Omit every picture and return the rest of the data unaltered.

** Start COLLECTED DATA **

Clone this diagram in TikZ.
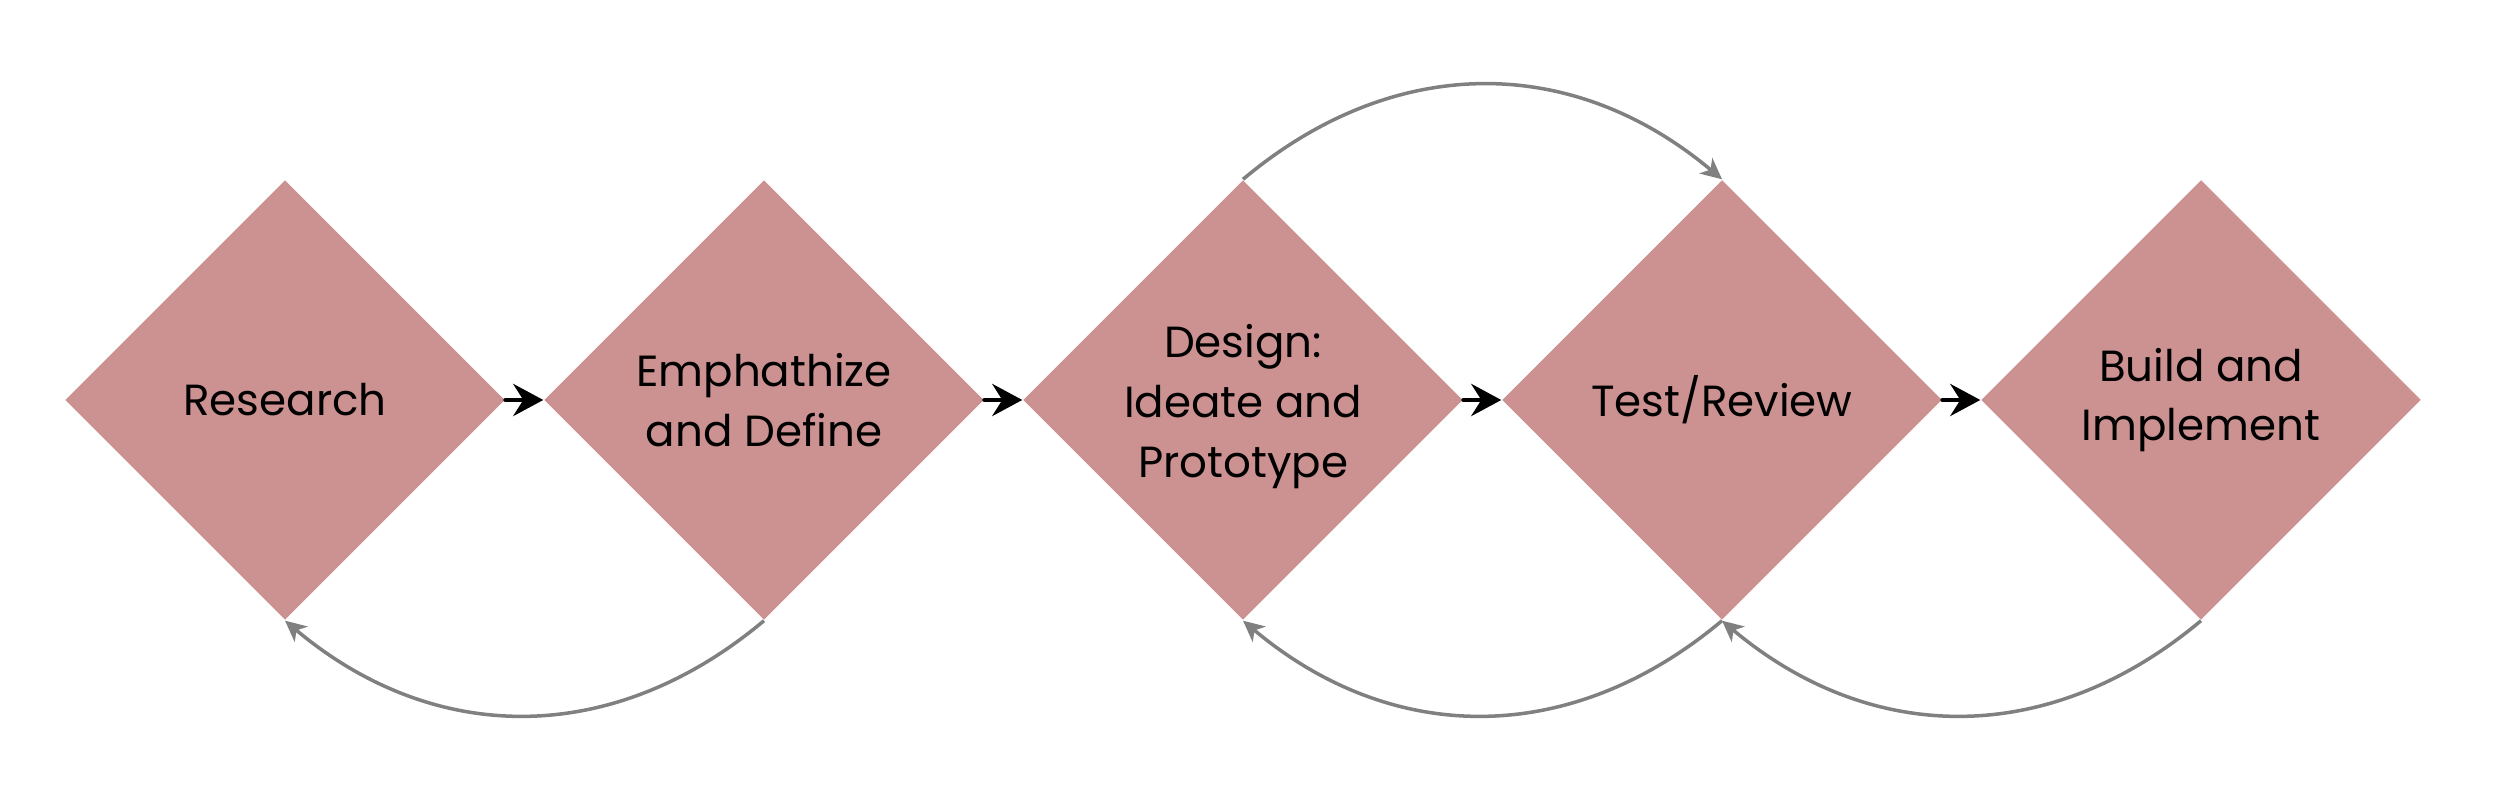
\documentclass[tikz,border=0pt]{standalone}
\usepackage{fontspec}
\setmainfont{Poppins}
\usetikzlibrary{shapes.geometric,arrows.meta}
\definecolor{boxrose}{RGB}{204,145,145}
\definecolor{loopgray}{RGB}{128,128,128}
\tikzset{
  stage/.style={diamond, aspect=1, fill=boxrose, draw=none, inner sep=0pt,
    minimum width=4.4cm, minimum height=4.4cm, align=center,
    font=\fontsize{12.4pt}{17pt}\selectfont},
  flow/.style={line width=1.4pt, line cap=round,
    -{Stealth[length=0.3cm, width=0.32cm, inset=0.1cm]}},
  loop/.style={line width=1pt, draw=loopgray,
    -{Stealth[length=0.21cm, width=0.2cm, inset=0.06cm]}, looseness=1.05}
}
\begin{document}
\begin{tikzpicture}
\useasboundingbox (0,0) rectangle (25,7.86);
\node[stage] (s1) at (2.85,3.86) {Research};
\node[stage] (s2) at (7.64,3.86) {Emphathize\\and Define};
\node[stage] (s3) at (12.43,3.86) {\rule{0pt}{0.46cm}Design:\\Ideate and\\Prototype};
\node[stage] (s4) at (17.22,3.86) {Test/Review};
\node[stage] (s5) at (22.01,3.86) {Build and\\Implement};
\draw[flow] (s1.east) -- (s2.west);
\draw[flow] (s2.east) -- (s3.west);
\draw[flow] (s3.east) -- (s4.west);
\draw[flow] (s4.east) -- (s5.west);
\draw[loop] (s2.south) to[out=-140, in=-40] (s1.south);
\draw[loop] (s4.south) to[out=-140, in=-40] (s3.south);
\draw[loop] (s5.south) to[out=-140, in=-40] (s4.south);
\draw[loop] (s3.north) to[out=40, in=140] (s4.north);
\end{tikzpicture}
\end{document}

** End COLLECTED DATA **

* [TASK RESPONSE]
Clone this diagram in TikZ.
\documentclass[tikz,border=0pt]{standalone}
\usepackage{fontspec}
\setmainfont{Poppins}
\usetikzlibrary{shapes.geometric,arrows.meta}
\definecolor{boxrose}{RGB}{204,145,145}
\definecolor{loopgray}{RGB}{128,128,128}
\tikzset{
  stage/.style={diamond, aspect=1, fill=boxrose, draw=none, inner sep=0pt,
    minimum width=4.4cm, minimum height=4.4cm, align=center,
    font=\fontsize{12.4pt}{17pt}\selectfont},
  flow/.style={line width=1.4pt, line cap=round,
    -{Stealth[length=0.3cm, width=0.32cm, inset=0.1cm]}},
  loop/.style={line width=1pt, draw=loopgray,
    -{Stealth[length=0.21cm, width=0.2cm, inset=0.06cm]}, looseness=1.05}
}
\begin{document}
\begin{tikzpicture}
\useasboundingbox (0,0) rectangle (25,7.86);
\node[stage] (s1) at (2.85,3.86) {Research};
\node[stage] (s2) at (7.64,3.86) {Emphathize\\and Define};
\node[stage] (s3) at (12.43,3.86) {\rule{0pt}{0.46cm}Design:\\Ideate and\\Prototype};
\node[stage] (s4) at (17.22,3.86) {Test/Review};
\node[stage] (s5) at (22.01,3.86) {Build and\\Implement};
\draw[flow] (s1.east) -- (s2.west);
\draw[flow] (s2.east) -- (s3.west);
\draw[flow] (s3.east) -- (s4.west);
\draw[flow] (s4.east) -- (s5.west);
\draw[loop] (s2.south) to[out=-140, in=-40] (s1.south);
\draw[loop] (s4.south) to[out=-140, in=-40] (s3.south);
\draw[loop] (s5.south) to[out=-140, in=-40] (s4.south);
\draw[loop] (s3.north) to[out=40, in=140] (s4.north);
\end{tikzpicture}
\end{document}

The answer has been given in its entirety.